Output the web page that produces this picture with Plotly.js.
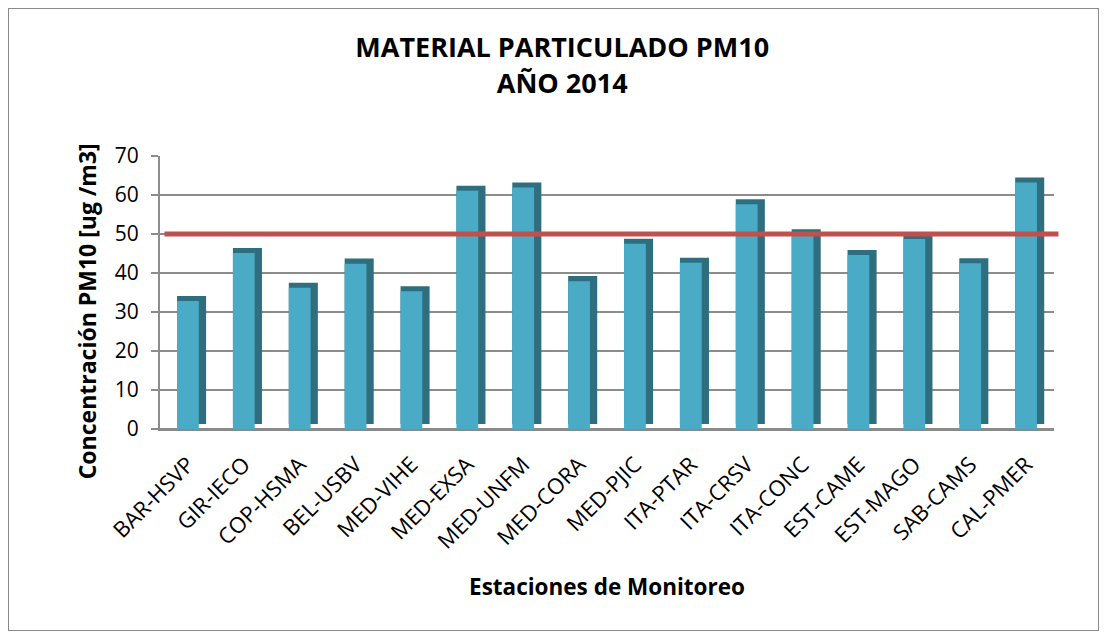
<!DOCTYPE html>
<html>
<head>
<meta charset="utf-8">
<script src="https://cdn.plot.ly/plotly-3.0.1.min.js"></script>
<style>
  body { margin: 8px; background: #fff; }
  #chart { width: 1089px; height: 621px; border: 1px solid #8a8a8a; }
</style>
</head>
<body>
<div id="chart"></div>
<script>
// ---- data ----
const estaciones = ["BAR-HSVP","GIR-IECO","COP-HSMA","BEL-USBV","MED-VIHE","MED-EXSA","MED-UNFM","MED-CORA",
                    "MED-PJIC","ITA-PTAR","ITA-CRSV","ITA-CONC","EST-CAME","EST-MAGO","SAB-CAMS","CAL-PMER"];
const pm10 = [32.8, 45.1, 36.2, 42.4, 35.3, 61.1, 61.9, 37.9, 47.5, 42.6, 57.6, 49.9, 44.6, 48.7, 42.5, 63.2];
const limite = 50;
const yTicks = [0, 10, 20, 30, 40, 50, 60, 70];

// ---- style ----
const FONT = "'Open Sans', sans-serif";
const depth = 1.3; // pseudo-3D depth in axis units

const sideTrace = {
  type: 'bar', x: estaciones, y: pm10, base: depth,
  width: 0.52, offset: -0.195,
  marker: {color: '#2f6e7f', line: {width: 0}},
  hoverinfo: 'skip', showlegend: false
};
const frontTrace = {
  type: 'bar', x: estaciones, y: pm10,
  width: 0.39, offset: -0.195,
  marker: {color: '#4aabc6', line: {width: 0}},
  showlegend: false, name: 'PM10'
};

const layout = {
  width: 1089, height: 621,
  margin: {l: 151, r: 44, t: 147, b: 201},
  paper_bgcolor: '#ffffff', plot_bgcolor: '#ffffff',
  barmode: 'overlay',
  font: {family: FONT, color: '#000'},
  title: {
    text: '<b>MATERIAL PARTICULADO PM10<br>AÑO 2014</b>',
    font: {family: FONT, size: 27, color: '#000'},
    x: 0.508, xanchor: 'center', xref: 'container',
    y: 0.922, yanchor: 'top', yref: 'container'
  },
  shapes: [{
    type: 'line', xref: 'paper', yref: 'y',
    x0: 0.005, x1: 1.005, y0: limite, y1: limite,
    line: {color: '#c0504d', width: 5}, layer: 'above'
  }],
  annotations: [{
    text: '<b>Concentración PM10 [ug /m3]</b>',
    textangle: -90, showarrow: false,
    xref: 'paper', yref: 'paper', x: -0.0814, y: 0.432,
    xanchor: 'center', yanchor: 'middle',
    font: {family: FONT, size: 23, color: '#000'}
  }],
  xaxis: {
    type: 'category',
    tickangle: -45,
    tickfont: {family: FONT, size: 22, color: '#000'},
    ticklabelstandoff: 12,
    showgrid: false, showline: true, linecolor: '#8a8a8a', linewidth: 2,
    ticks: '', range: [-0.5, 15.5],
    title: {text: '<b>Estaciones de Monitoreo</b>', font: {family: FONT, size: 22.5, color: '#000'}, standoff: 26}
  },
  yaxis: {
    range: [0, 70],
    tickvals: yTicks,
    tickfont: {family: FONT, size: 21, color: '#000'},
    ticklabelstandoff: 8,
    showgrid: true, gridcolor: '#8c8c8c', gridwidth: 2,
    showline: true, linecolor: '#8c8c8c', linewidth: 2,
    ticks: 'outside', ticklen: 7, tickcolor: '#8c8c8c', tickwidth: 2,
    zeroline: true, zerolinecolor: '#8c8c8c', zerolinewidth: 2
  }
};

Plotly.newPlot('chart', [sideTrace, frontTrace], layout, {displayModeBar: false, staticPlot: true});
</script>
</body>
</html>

Problem description: Write out again, exactly, the lines from the start of the listing up to the line containing "const depth = 1.3;", with both ends and without pictures.

Task answer:
Output the web page that produces this picture with Plotly.js.
<!DOCTYPE html>
<html>
<head>
<meta charset="utf-8">
<script src="https://cdn.plot.ly/plotly-3.0.1.min.js"></script>
<style>
  body { margin: 8px; background: #fff; }
  #chart { width: 1089px; height: 621px; border: 1px solid #8a8a8a; }
</style>
</head>
<body>
<div id="chart"></div>
<script>
// ---- data ----
const estaciones = ["BAR-HSVP","GIR-IECO","COP-HSMA","BEL-USBV","MED-VIHE","MED-EXSA","MED-UNFM","MED-CORA",
                    "MED-PJIC","ITA-PTAR","ITA-CRSV","ITA-CONC","EST-CAME","EST-MAGO","SAB-CAMS","CAL-PMER"];
const pm10 = [32.8, 45.1, 36.2, 42.4, 35.3, 61.1, 61.9, 37.9, 47.5, 42.6, 57.6, 49.9, 44.6, 48.7, 42.5, 63.2];
const limite = 50;
const yTicks = [0, 10, 20, 30, 40, 50, 60, 70];

// ---- style ----
const FONT = "'Open Sans', sans-serif";
const depth = 1.3; // pseudo-3D depth in axis units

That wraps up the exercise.